Safe travels and I look forward to it (your Ubuntu experiences), I AM intrigued.
Hi guys. I just wanted to report back on my Ubuntu/Mint confusion. After a 9 hour drive home yesterday, I've spent nearly that long today installing Mint and Ubuntu numerous times side-by-side on two different UEFI laptops, one with HDD and the other with SSD. As @wizardfromoz noted, these distros can coexist just fine, as my own experience proved to me today, both with Secure Boot disabled and also with it enabled. It also worked fine choosing both "install alongside" or "something else" in the Ubiquity installer. I also installed Mint first, and Ubuntu first, to see if that was the issue. I was basically trying to make it fail, but it didn't (except for a few wonky cases with the HP laptop, because it is a stubborn beast anyway).
But to make sure you know I was not hallucinating about this issue, I'll also let you know that this fear of installing Mint and Ubuntu together came from a very reputable source: J.A. Watson, a tech writer who contributes articles frequently to ZDNet and others. He has actually harped on this issue for several years at least, so it must have settled into my brain as fact as I read his reports. Some examples:
From June 2014: "Oh, one last comment about UEFI boot to close this post. As was the case with the previous Mint 16 release, the UEFI boot directory will be named 'ubuntu', so if you want to install Mint 17 and Ubuntu both on the same UEFI boot system, you will have to be careful about that. The most obvious solution, renaming the boot directory after the first of them is installed, doesn't work (it won't boot that one any more). The solution I have found which does work is to create a second EFI Boot partition, but neither Ubuntu nor Mint will let you specify the UEFI boot partition to use on installation, so you have to copy the boot directory to the second EFI partition after installing. This is not a big deal, if you are "advanced" enough to be installing both distributions on one system, then you should also be able to handle this."
From January 2017: "As I have mentioned many times before, one of the unfortunate side effects of this is that Linux Mint uses the same EFI boot directory name as Ubuntu, so if you plan to have both of them installed on the same system, you have to make some special allowance for that. As this Mint installation is the first of the two I will ignore that for now, and deal with it later when I install Ubuntu." (Except that he did not return to this problem in this article.)
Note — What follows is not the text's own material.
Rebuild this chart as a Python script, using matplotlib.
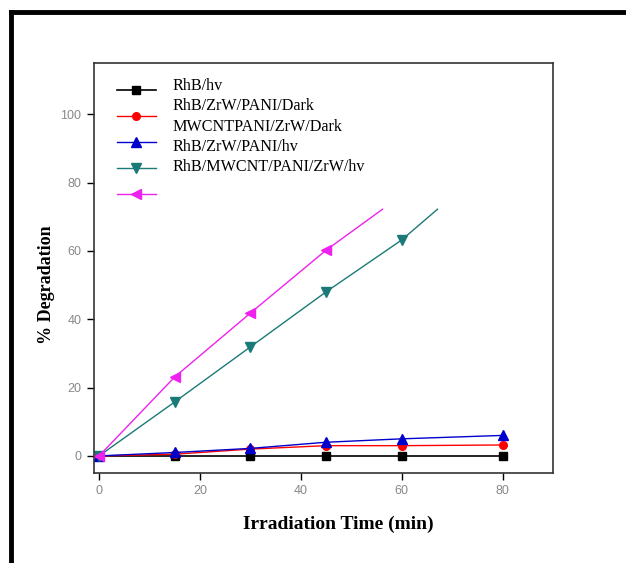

He has referred to this problem in the intervening years, and was apparently experiencing problems even before 2014. So I was convinced he was right, and his argument made perfect sense that using the same bootloader location could be a problem (/boot/efi/EFI/ubuntu). I don't read his articles regularly, but I have run into them often and I enjoy his friendly writing style. And he certainly seems to know what he's doing... so I'm confused as to how he has not realized before that these distros can work together.
Oh well, enough of that. My apologies for the diversion.